-- Start --

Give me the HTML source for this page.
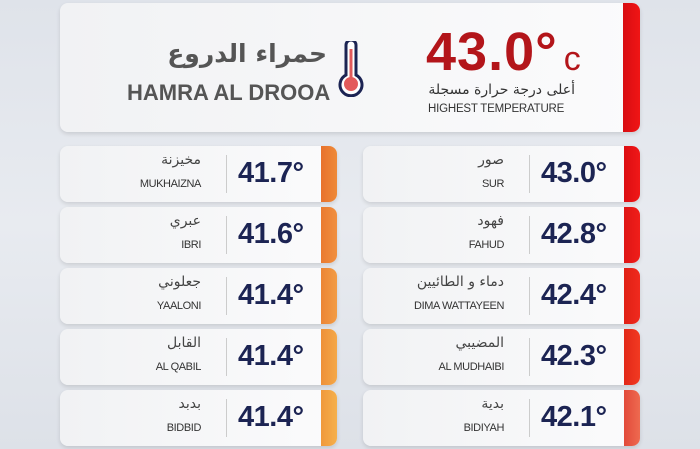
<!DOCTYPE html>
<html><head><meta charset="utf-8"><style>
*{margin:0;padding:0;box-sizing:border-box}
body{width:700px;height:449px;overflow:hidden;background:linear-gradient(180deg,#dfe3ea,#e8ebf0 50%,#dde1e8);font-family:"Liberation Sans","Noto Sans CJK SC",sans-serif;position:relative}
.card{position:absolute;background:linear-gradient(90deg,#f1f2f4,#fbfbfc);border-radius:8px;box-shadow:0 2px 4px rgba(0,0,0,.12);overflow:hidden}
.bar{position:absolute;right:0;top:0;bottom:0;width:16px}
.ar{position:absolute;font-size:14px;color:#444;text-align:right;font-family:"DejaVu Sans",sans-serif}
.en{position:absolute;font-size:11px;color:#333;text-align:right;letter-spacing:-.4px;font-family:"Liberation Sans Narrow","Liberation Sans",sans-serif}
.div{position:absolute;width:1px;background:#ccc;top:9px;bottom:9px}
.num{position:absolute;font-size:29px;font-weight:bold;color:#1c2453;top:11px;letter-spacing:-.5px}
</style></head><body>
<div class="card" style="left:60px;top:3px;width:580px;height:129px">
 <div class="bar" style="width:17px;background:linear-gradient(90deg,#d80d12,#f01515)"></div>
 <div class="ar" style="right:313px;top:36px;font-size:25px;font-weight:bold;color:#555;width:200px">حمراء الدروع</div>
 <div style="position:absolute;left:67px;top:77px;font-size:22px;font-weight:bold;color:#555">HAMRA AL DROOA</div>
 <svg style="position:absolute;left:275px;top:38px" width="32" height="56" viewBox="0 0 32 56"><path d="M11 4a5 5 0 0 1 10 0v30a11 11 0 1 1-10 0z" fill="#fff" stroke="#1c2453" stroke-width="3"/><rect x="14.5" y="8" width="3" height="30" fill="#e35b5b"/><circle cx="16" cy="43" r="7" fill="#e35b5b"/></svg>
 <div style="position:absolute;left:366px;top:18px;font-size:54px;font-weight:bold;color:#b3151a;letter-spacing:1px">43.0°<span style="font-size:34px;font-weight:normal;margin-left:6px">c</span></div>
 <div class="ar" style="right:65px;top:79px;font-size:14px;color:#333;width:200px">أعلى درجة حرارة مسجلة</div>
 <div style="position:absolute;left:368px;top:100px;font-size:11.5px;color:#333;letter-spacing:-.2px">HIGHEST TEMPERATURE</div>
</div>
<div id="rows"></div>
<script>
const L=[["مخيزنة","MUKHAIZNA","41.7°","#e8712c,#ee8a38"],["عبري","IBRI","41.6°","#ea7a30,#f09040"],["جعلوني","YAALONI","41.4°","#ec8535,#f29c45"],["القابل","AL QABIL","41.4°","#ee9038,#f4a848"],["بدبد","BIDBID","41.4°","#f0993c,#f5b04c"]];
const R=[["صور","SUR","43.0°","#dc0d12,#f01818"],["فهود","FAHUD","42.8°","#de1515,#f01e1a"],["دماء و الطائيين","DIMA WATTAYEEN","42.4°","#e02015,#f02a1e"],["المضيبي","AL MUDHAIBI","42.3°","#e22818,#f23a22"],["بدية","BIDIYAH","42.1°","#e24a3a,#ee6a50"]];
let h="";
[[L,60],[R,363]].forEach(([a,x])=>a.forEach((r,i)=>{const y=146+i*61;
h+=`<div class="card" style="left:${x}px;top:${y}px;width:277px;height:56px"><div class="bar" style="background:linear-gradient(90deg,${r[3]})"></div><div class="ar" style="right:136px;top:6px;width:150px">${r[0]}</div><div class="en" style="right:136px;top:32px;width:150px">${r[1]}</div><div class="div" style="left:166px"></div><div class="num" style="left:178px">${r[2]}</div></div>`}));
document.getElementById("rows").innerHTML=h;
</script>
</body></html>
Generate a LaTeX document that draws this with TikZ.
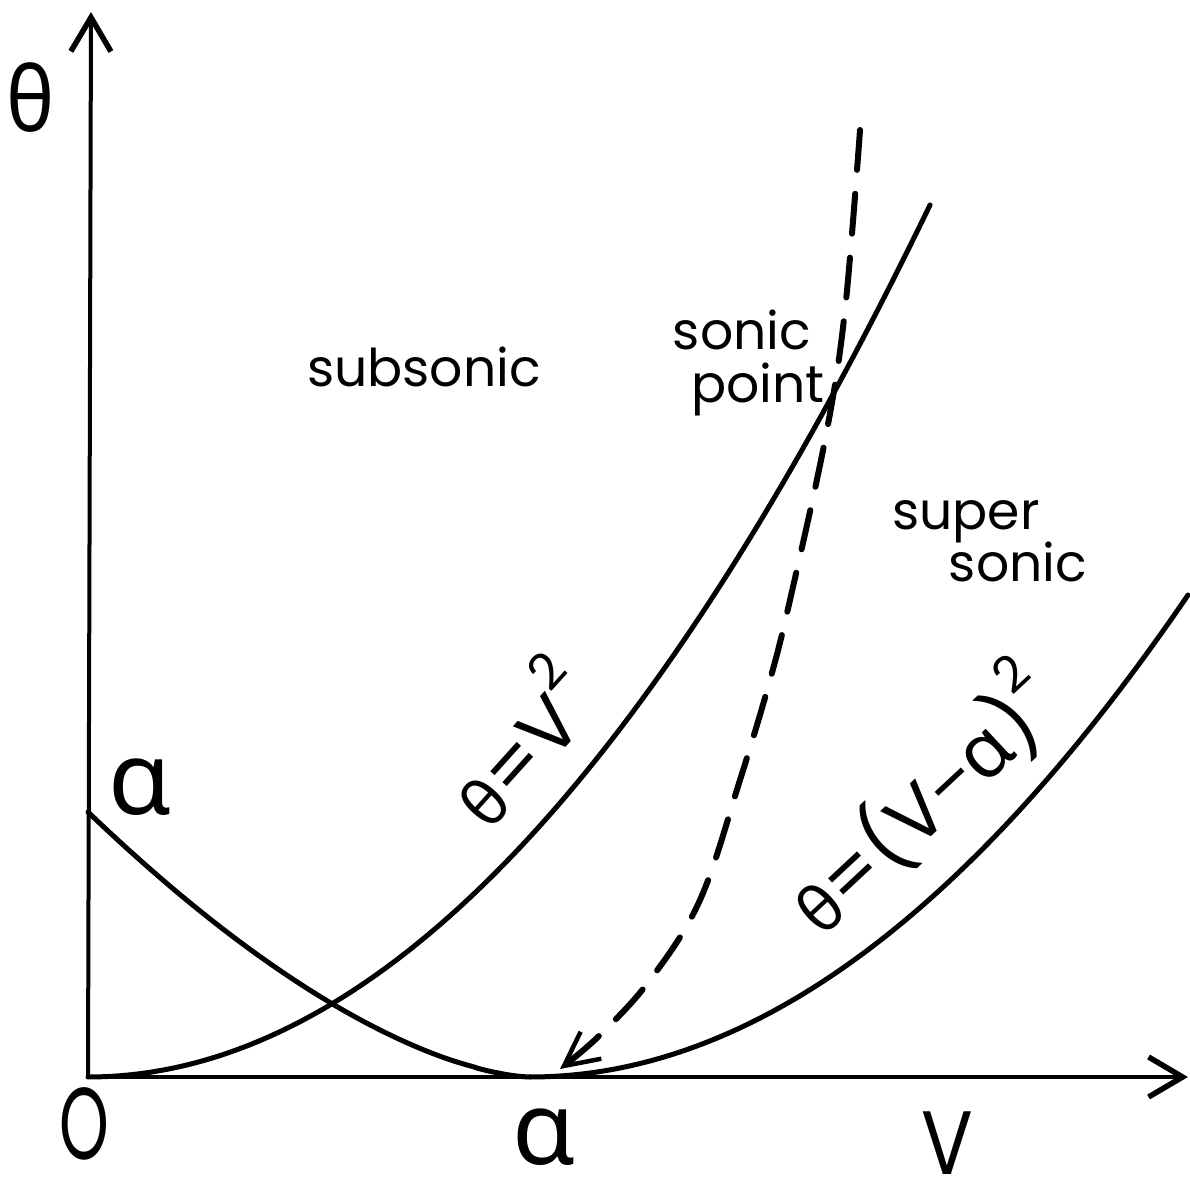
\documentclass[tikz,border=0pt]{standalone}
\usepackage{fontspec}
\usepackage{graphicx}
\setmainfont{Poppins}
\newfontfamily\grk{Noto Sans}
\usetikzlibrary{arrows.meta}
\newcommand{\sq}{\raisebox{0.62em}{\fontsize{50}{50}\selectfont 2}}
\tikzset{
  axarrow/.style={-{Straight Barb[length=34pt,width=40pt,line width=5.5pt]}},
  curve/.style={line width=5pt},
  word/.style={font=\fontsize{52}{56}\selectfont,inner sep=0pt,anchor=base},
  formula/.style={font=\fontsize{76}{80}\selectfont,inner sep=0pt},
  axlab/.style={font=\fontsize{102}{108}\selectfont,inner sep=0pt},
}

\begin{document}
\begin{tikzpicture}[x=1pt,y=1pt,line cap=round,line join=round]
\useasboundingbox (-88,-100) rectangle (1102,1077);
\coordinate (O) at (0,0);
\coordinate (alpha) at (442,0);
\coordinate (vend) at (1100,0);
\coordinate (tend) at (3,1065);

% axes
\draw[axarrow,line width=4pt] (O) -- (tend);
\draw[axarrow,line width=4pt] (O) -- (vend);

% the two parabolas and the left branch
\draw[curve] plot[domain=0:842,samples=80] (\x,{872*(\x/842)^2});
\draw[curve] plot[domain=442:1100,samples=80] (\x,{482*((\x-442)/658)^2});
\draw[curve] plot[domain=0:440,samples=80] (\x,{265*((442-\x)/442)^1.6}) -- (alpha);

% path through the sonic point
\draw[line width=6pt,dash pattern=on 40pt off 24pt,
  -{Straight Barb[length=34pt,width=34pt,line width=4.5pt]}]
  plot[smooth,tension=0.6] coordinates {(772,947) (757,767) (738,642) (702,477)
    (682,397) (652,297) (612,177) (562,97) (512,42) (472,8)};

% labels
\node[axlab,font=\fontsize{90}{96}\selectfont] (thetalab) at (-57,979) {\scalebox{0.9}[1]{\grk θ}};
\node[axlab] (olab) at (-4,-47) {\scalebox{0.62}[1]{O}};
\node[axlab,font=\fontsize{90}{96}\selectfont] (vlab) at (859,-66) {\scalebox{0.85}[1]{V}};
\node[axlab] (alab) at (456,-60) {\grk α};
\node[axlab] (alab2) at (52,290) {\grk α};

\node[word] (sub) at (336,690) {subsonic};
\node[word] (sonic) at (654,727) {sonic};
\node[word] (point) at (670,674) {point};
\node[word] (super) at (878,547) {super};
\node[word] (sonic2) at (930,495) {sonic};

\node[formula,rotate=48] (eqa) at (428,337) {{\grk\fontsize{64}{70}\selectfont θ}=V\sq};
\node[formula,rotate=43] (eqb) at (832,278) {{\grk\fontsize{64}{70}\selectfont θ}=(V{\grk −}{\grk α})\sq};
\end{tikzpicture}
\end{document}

-- End --

List the lines that contain the word "this".

Give me the HTML source for this page.
Generate a LaTeX document that draws this with TikZ.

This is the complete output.